While I was supposed to be making potato-leek soup and a baked good to bring to the first annual Friendsgiving today with my BFF’s, I had to back out of those plans when I heard some sad news. The grandmother of Vanessa, my oldest childhood friend, passed away this week, and the wake was today. I was touched when Vanessa texted me to tell me, as we haven’t kept in the best of touch over the years, and I knew I had to go.
First, Doña Juanita, as I called her, was a huge part of my childhood. She used to watch Vanessa and me after school, and I was always over at her house to play. She was a fiery woman with an easy to spark temper, but she also cared about her family immensely, and was one of my dad’s closest friends (I guess great tempers think alike?).
That’s the other reason I felt compelled to go to the wake today. In addition to wanting to be there for my friend, and wanting to pay respects myself, I went because my father can’t, and I know that he’d want to if he could. It was a strange feeling, sort of being there as my dad’s representative. As Vanessa’s mother, daughter of the deceased, introduced me to people and explained how I knew the family, I felt the weight of history. Not just my own, but of a history that existed before I was born, when my father used to have a factory, and Doña Juanita used to work in it, and how my mother and Vanessa’s mother knew each other when they were pregnant with us, which is how she came to be my oldest friend. And now, here I was with Vanessa at her grandmother’s wake; my now-married-and-six-months-pregnant friend with whom I ate the orange juice and Corn Flakes concoction we stupidly served ourselves at her Doña Juanita’s house when we were about six after she made us finish it, yelling at us for wasting food. Crazy.
Also, today was the first time in a long time that I prayed a rosary. I’d forgotten how meditative it is. I have my own rosary here somewhere, and I’m going to find it. It’s a really helpful way to pray. And with thirty or forty people in a room all praying it for the deceased at once? It felt like our hearts and thoughts and energies were all working to send this woman directly to Heaven. Do not pass “Go,” do not collect $200.
And we were praying it in Spanish. If it’d been a while since I’d prayed a rosary, it’d been even longer since I’d said prayers in Spanish. Yet there I was, reciting the Our Father and the Hail Mary in Spanish as if I’d never stopped. Yet another part of my childhood that resurfaced for the occasion. It was nice to be reminded of a time when Spanish-speaking culture was more a part of my life, as well as to be around people who remember me from when I was under the age of five.

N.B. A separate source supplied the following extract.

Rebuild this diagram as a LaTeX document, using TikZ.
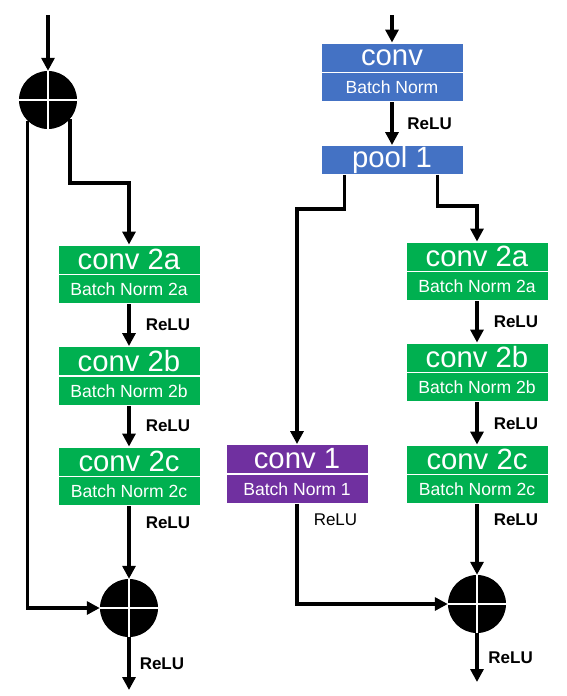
\documentclass[tikz,border=0pt]{standalone}
\usepackage{fontspec}
\setmainfont{Liberation Sans}
\usepackage{xcolor}
\usetikzlibrary{positioning,arrows.meta}
\definecolor{convgreen}{RGB}{0,176,80}
\definecolor{convblue}{RGB}{68,114,196}
\definecolor{convpurple}{RGB}{112,48,160}
\tikzset{
    layer/.style={rectangle, draw=white, line width=0.8pt, text=white, minimum width=4.26cm, minimum height=0.87cm, inner sep=0pt},
    convpart/.style={layer, font=\fontsize{25}{27}\selectfont},
    normpart/.style={layer, font=\fontsize{15}{17}\selectfont},
    adder/.style={circle, fill=black, minimum size=1.74cm, inner sep=0pt,
        path picture={\draw[white, line width=1pt] (path picture bounding box.north) -- (path picture bounding box.south)
            (path picture bounding box.west) -- (path picture bounding box.east);}},
    flow/.style={line width=3pt, -{Triangle[length=11pt,width=11pt]}},
    relu/.style={font=\bfseries\fontsize{14.5}{16}\selectfont, inner sep=2pt},
    reluthin/.style={font=\fontsize{14.5}{16}\selectfont, inner sep=2pt}
}

\begin{document}
\begin{tikzpicture}[x=0.03cm, y=-0.03cm]
    \useasboundingbox (0,0) rectangle (567,696);

    % Left block
    \coordinate (inL) at (48,15);
    \node[adder] (addL1) at (48,100) {};
    \node[convpart, fill=convgreen] (c2aL) at (129,259.5) {conv 2a};
    \node[normpart, fill=convgreen, below=0pt of c2aL] (bn2aL) {Batch Norm 2a};
    \node[convpart, fill=convgreen] (c2bL) at (129,361) {conv 2b};
    \node[normpart, fill=convgreen, below=0pt of c2bL] (bn2bL) {Batch Norm 2b};
    \node[convpart, fill=convgreen] (c2cL) at (129,461.5) {conv 2c};
    \node[normpart, fill=convgreen, below=0pt of c2cL] (bn2cL) {Batch Norm 2c};
    \node[adder] (addL2) at (129,608) {};
    \coordinate (outL) at (129,690);

    \draw[flow] (inL) -- (addL1);
    \draw[flow] (addL1.-41) -- ++(0,64) -| (c2aL);
    \draw[flow] (addL1.-134) |- (addL2);
    \draw[flow] (bn2aL) -- (c2bL) node[midway, right=0.38cm, relu] {ReLU};
    \draw[flow] (bn2bL) -- (c2cL) node[midway, right=0.38cm, relu] {ReLU};
    \draw[flow] (bn2cL) -- (addL2) node[pos=0.22, right=0.38cm, relu] {ReLU};
    \draw[flow] (addL2) -- (outL) node[midway, right=0.2cm, relu] {ReLU};

    % Right block
    \coordinate (inR) at (392,15);
    \node[convpart, fill=convblue] (c0R) at (392,57.5) {conv};
    \node[normpart, fill=convblue, below=0pt of c0R] (bn0R) {Batch Norm};
    \node[convpart, fill=convblue] (pool) at (392,160) {pool 1};
    \node[convpart, fill=convpurple] (c1R) at (297,459) {conv 1};
    \node[normpart, fill=convpurple, below=0pt of c1R] (bn1R) {Batch Norm 1};
    \node[convpart, fill=convgreen] (c2aR) at (477,256.5) {conv 2a};
    \node[normpart, fill=convgreen, below=0pt of c2aR] (bn2aR) {Batch Norm 2a};
    \node[convpart, fill=convgreen] (c2bR) at (477,357.5) {conv 2b};
    \node[normpart, fill=convgreen, below=0pt of c2bR] (bn2bR) {Batch Norm 2b};
    \node[convpart, fill=convgreen] (c2cR) at (477,459.5) {conv 2c};
    \node[normpart, fill=convgreen, below=0pt of c2cR] (bn2cR) {Batch Norm 2c};
    \node[adder] (addR) at (477,604) {};
    \coordinate (outR) at (477,682);

    \draw[flow] (inR) -- (c0R);
    \draw[flow] (bn0R) -- (pool) node[midway, right=0.34cm, relu] {ReLU};
    \draw[flow] ([xshift=0.72cm]pool.south west) -- ++(0,34) -| (c1R);
    \draw[flow] ([xshift=-0.78cm]pool.south east) -- ++(0,31) -| (c2aR);
    \draw[flow] (bn2aR) -- (c2bR) node[midway, right=0.38cm, relu] {ReLU};
    \draw[flow] (bn2bR) -- (c2cR) node[midway, right=0.38cm, relu] {ReLU};
    \draw[flow] (bn2cR) -- (addR) node[pos=0.22, right=0.38cm, relu] {ReLU};
    \draw[flow] (bn1R) |- (addR) node[pos=0.08, right=0.38cm, reluthin] {ReLU};
    \draw[flow] (addR) -- (outR) node[midway, right=0.22cm, relu] {ReLU};
\end{tikzpicture}
\end{document}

I’ll be attending the funeral service on Monday morning, because I know my father would’ve wanted to attend that, too. If you think of it, send your prayers/good wishes to Vanessa and her family, as they’ve lost a powerful matriarch. Though, since she was 95, it’s not as if she didn’t live a full, long life! She’s earned a good rest.
RIP, Doña Juanita. You were truly a one-of-a-kind lady.

Sad but beautiful post. And yes, the rosary is a wonderful meditation. Even moreso in Spanish. When I was living in Madrid and visited Rome, the church group I was with said the rosary regularly. While I’ve always loved the poetry of the prayers of “Our Father” and “Hail Mary,” I found the sound of them in Spanish was more musical and patterned – so they put me in a meditative state much faster, even though they weren’t my native language. And when a group says it together, you really CAN feel the power. Blessings to your Dona Juanita, and more to your Dad, too.